A quote in the Seattle Times from prosecutor Norm Maleng as he struggles with his reticular activator to "see" the reality of a woman murdering her husband for money:
"We now see what we are reluctant to see," Maleng said during a news conference Tuesday morning to announce the charges. "A man who was set up and murdered by his own family for financial reasons."
The "reluctant" comment by Maleng is gross understatement. It's as if he is trying to find an excuse for arresting and charging a female murderer. Government agencies, courts, police forces, and even the public have been indoctrinated not to see the abussive and violent behavoir of some women. Where are the DV divas and screem queens now? Why aren't there quotes in the newspaper from the Eastside Domestic Violence Shelter aristocracy about the danger all men live under? For that matter, where is the usual domestic violence hysteria column from Nicole Brodeur? She could write this one about the damage done in our state by women with hyphenated last names.

Even Maleng must have been pretty dang "reluctant," because it took him 15 months to press charges even though the 911 call that alerted police to the slaying came from Ogden-Whitehead's own cell phone while she was supposedly at home and in bed at the time of the brutal murder.

Velma got her son and one of his friends to do the dirty deed of murdering her husband. She did it for the money from life insurance and the sale of investments Jon had accumulated prior to his ill-fated marriage to Velma. She netted more than $1 million by selling Jon Ogden's assets and collecting on his life insurance; quite an increase from the lifestyle she had before getting maried.

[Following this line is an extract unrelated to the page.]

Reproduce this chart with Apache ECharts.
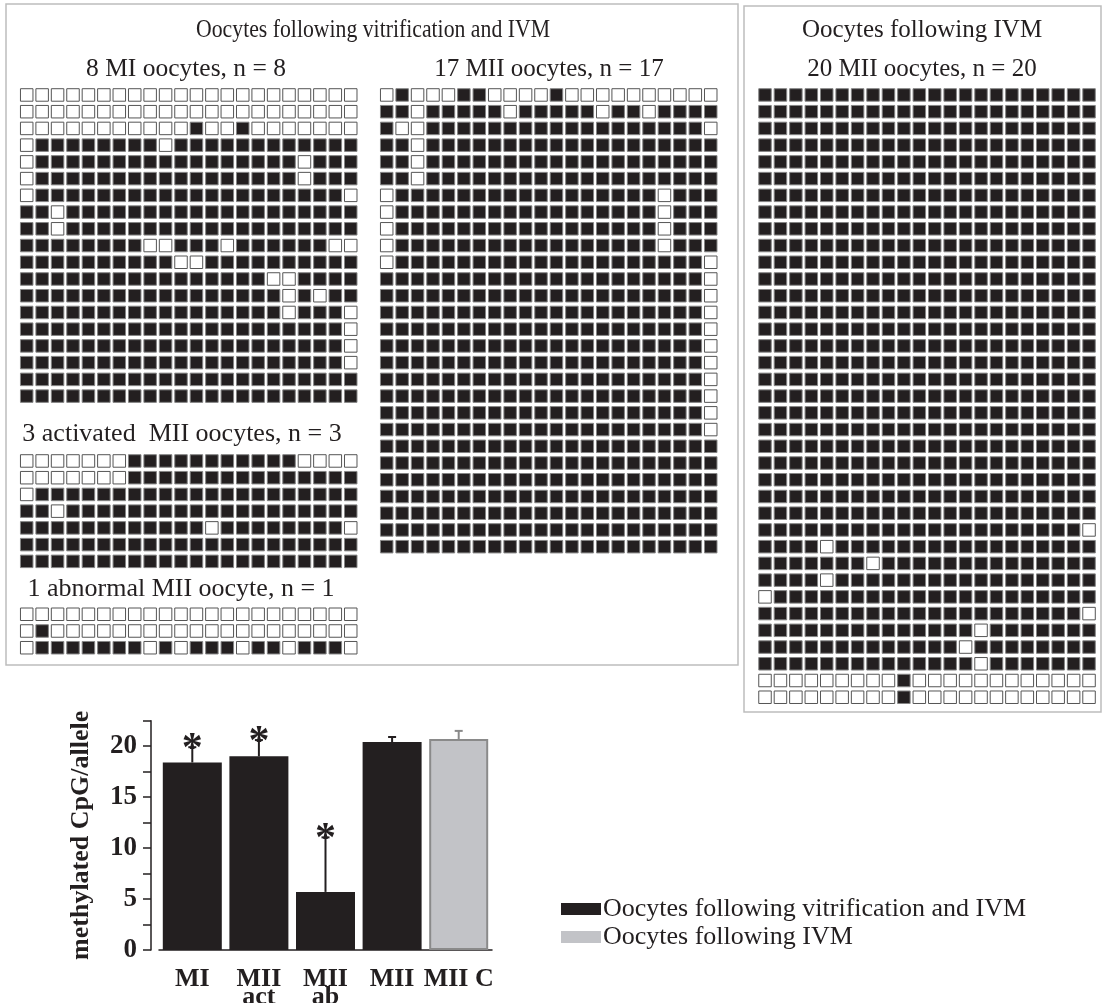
<!DOCTYPE html>
<html>
<head>
<meta charset="utf-8">
<script src="https://cdn.jsdelivr.net/npm/echarts@6/dist/echarts.min.js"></script>
<style>
  html, body { margin: 0; padding: 0; background: #fff; }
  #main { width: 1103px; height: 1003px; }
</style>
</head>
<body>
<div id="main"></div>
<script>
// 1 = methylated CpG (black), 0 = unmethylated (white); 22 CpGs per allele
var FULL = '1111111111111111111111';

var miRows = [
  '0000000000000000000000',
  '0000000000000000000000',
  '0000000000010010000000',
  '0111111110111111111111',
  '0111111111111111110111',
  '0111111111111111110111',
  '0111111111111111111110',
  '1101111111111111111111',
  '1101111111111111111111',
  '1111111100111011111100',
  '1111111111001111111111',
  '1111111111111111001111',
  '1111111111111111101011',
  '1111111111111111101110',
  '1111111111111111111110',
  '1111111111111111111110',
  '1111111111111111111110',
  FULL,
  FULL
];

var miiRows = [
  '0100011000010000000000',
  '1101111101111101101111',
  '1001111111111111111110',
  '1101111111111111111111',
  '1101111111111111111111',
  '1101111111111111111111',
  '0111111111111111110111',
  '0111111111111111110111',
  '0111111111111111110111',
  '0111111111111111110111',
  '0111111111111111111110',
  '1111111111111111111110',
  '1111111111111111111110',
  '1111111111111111111110',
  '1111111111111111111110',
  '1111111111111111111110',
  '1111111111111111111110',
  '1111111111111111111110',
  '1111111111111111111110',
  '1111111111111111111110',
  '1111111111111111111110',
  FULL, FULL, FULL, FULL, FULL, FULL, FULL
];

var actRows = [
  '0000000111111111110000',
  '0000000111111111111111',
  '0111111111111111111111',
  '1101111111111111111111',
  '1111111111110111111110',
  FULL,
  FULL
];

var abRows = [
  '0000000000000000000000',
  '0100000000000000000000',
  '0111111101011101101110'
];

var ivmRows = [
  FULL, FULL, FULL, FULL, FULL, FULL, FULL, FULL, FULL, FULL,
  FULL, FULL, FULL, FULL, FULL, FULL, FULL, FULL, FULL, FULL,
  FULL, FULL, FULL, FULL, FULL, FULL,
  '1111111111111111111110',
  '1111011111111111111111',
  '1111111011111111111111',
  '1111011111111111111111',
  '0111111111111111111111',
  '1111111111111111111110',
  '1111111111111101111111',
  '1111111111111011111111',
  '1111111111111101111111',
  '0000000001000000000000',
  '0000000001000000000000'
];

// bar chart
var barCats = ['MI', 'MII\nact', 'MII\nab', 'MII', 'MII C'];
var vitMeans = [18.4, 19.0, 5.7, 20.4, '-'];
var ivmMeans = ['-', '-', '-', '-', 20.7];
var upperErr = [19.9, 20.6, 11.05, 20.9, 21.5];
var signif = [1, 1, 1, 0, 0];

var BLACK = '#231f20';
var GRAY = '#c2c3c7';
var SERIF = '"Liberation Serif", "Times New Roman", serif';

var myChart = echarts.init(document.getElementById('main'));

// panels: rows, left, top of the grid (pixel layout)
var panels = [
  { rows: miRows, left: 19, top: 86.6 },
  { rows: miiRows, left: 379, top: 86.6 },
  { rows: ivmRows, left: 757.3, top: 86.6 },
  { rows: actRows, left: 19, top: 452.6 },
  { rows: abRows, left: 19, top: 605.9 }
];
var colW = 15.43, rowH = 16.73;

var grids = [], xAxes = [], yAxes = [], series = [];

panels.forEach(function (p, i) {
  grids.push({
    left: p.left, top: p.top, width: 22 * colW, height: p.rows.length * rowH,
    outerBoundsMode: 'none', containLabel: false
  });
  xAxes.push({ type: 'value', gridIndex: i, min: 0.5, max: 22.5, show: false });
  yAxes.push({ type: 'value', gridIndex: i, min: 0.5, max: p.rows.length + 0.5, inverse: true, show: false });
  var data = [];
  p.rows.forEach(function (row, r) {
    for (var c = 0; c < row.length; c++) {
      var on = row.charAt(c) === '1';
      data.push({
        value: [c + 1, r + 1],
        itemStyle: on
          ? { color: BLACK, borderColor: '#858585', borderWidth: 1, opacity: 1 }
          : { color: '#ffffff', borderColor: '#555555', borderWidth: 1, opacity: 1 }
      });
    }
  });
  series.push({
    type: 'scatter',
    xAxisIndex: i,
    yAxisIndex: i,
    symbol: 'rect',
    symbolSize: 12.5,
    silent: true,
    progressive: 0,
    itemStyle: { opacity: 1 },
    data: data
  });
});

// bar chart grid
var bi = panels.length;
grids.push({
  left: 159, top: 720.7, width: 333, height: 229.3,
  outerBoundsMode: 'none', containLabel: false
});
xAxes.push({
  type: 'category',
  gridIndex: bi,
  data: barCats,
  axisLine: { lineStyle: { color: BLACK, width: 1.5 } },
  axisTick: { alignWithLabel: true, length: 6, lineStyle: { color: BLACK, width: 1.5 } },
  axisLabel: {
    color: BLACK, fontFamily: SERIF, fontWeight: 'bold', fontSize: 26,
    lineHeight: 18, margin: 20, interval: 0
  }
});
yAxes.push({
  type: 'value',
  gridIndex: bi,
  min: 0,
  max: 22.5,
  interval: 2.5,
  offset: 8,
  splitLine: { show: false },
  axisLine: { show: true, lineStyle: { color: BLACK, width: 1.5 } },
  axisTick: { show: true, length: 8, lineStyle: { color: BLACK, width: 1.5 } },
  axisLabel: {
    color: BLACK, fontFamily: SERIF, fontWeight: 'bold', fontSize: 27, margin: 14,
    formatter: function (v) { return v % 5 === 0 ? String(v) : ''; }
  },
  name: 'methylated CpG/allele',
  nameLocation: 'middle',
  nameGap: 57,
  nameTextStyle: { color: BLACK, fontFamily: SERIF, fontWeight: 'bold', fontSize: 26 }
});

series.push({
  name: 'Oocytes following vitrification and IVM',
  type: 'bar',
  xAxisIndex: bi, yAxisIndex: bi,
  barWidth: 59,
  barGap: '-100%',
  itemStyle: { color: BLACK },
  data: vitMeans
});
series.push({
  name: 'Oocytes following IVM',
  type: 'bar',
  xAxisIndex: bi, yAxisIndex: bi,
  barWidth: 59,
  barGap: '-100%',
  itemStyle: { color: GRAY, borderColor: '#8a8a8a', borderWidth: 2 },
  data: ivmMeans
});

var errData = barCats.map(function (c, i) {
  var m = vitMeans[i] === '-' ? ivmMeans[i] : vitMeans[i];
  return [i, m, upperErr[i], signif[i]];
});

series.push({
  type: 'custom',
  xAxisIndex: bi, yAxisIndex: bi,
  silent: true,
  z: 5,
  encode: { x: 0, y: [1, 2] },
  renderItem: function (params, api) {
    var i = api.value(0);
    var base = api.coord([i, api.value(1)]);
    var top = api.coord([i, api.value(2)]);
    var col = vitMeans[i] === '-' ? '#8a8a8a' : BLACK;
    var ls = { stroke: col, lineWidth: 2 };
    var kids = [
      { type: 'line', shape: { x1: base[0], y1: base[1], x2: top[0], y2: top[1] }, style: ls },
      { type: 'line', shape: { x1: top[0] - 4, y1: top[1], x2: top[0] + 4, y2: top[1] }, style: ls }
    ];
    if (api.value(3)) {
      kids.push({
        type: 'text',
        style: {
          text: '*', x: top[0], y: top[1] + 3, fill: BLACK,
          font: 'bold 42px ' + SERIF, align: 'center', verticalAlign: 'middle'
        }
      });
    }
    return { type: 'group', children: kids };
  },
  data: errData
});

function label(text, x, y, size, sx) {
  return {
    type: 'text', x: x, y: y, silent: true,
    scaleX: sx || 1,
    style: {
      text: text, fill: BLACK, font: (size || 25) + 'px ' + SERIF,
      align: 'center', verticalAlign: 'middle'
    }
  };
}

option = {
  animation: false,
  backgroundColor: '#fff',
  grid: grids,
  xAxis: xAxes,
  yAxis: yAxes,
  legend: {
    orient: 'vertical',
    left: 556,
    top: 891,
    itemWidth: 40,
    itemHeight: 12,
    itemGap: 2,
    icon: 'rect',
    selectedMode: false,
    itemStyle: { borderWidth: 0 },
    textStyle: { color: BLACK, fontFamily: SERIF, fontSize: 26, lineHeight: 26, padding: [0, 0, 0, -3] },
    data: ['Oocytes following vitrification and IVM', 'Oocytes following IVM']
  },
  graphic: [
    { type: 'rect', shape: { x: 6, y: 4, width: 732, height: 661 }, style: { fill: 'none', stroke: '#bdbdbd', lineWidth: 1.5 }, silent: true },
    { type: 'rect', shape: { x: 744, y: 6, width: 357, height: 706 }, style: { fill: 'none', stroke: '#bdbdbd', lineWidth: 1.5 }, silent: true },
    label('Oocytes following vitrification and IVM', 373, 30, 25, 0.87),
    label('8 MI oocytes, n = 8', 186, 69, 25.5),
    label('17 MII oocytes, n = 17', 549, 69, 25),
    label('Oocytes following IVM', 922, 30, 25),
    label('20 MII oocytes, n = 20', 922, 69, 25),
    label('3 activated  MII oocytes, n = 3', 182, 434, 26),
    label('1 abnormal MII oocyte, n = 1', 181, 589, 26)
  ],
  series: series
};
myChart.setOption(option);
</script>
</body>
</html>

So-called domestic violence experts concede that over 300 men are killed by the women in their lives each year, but they are also quick to point out that roughly 1,000 women per year are killed by husbands and boyfrieds. The Ogden-Whitehead murder case demonstrates why 300 is under-estimated. Women who kill their husbands and boyfrieds often get another man to do their dirty work. Those murders do not show up in the statistics of women killing men.

Notice that the column in the Seattle Times was quick to find anecdotal and hearsay evidence that, of course, Jon Ogden was abusing Ogden-Whitehead in some way, such as not allowing her to run up credit cards. These totally ubsubstantiated rumors (which never should have been reported by the Seattle Times, by the way) were based on Ogden-Whitehead's supposed statements to freinds. Yes, complaints by the same woman that was doing dramatic appearances with press coverage at the scene of HER crime, which the press was lapping up, asking the murderer (which was actually HER) to turn himself in. How much credibility does she have?

So, it's time to ask all of the politicians who have used domestic violence hysteria for political gain: What of Ogden-Whitehead?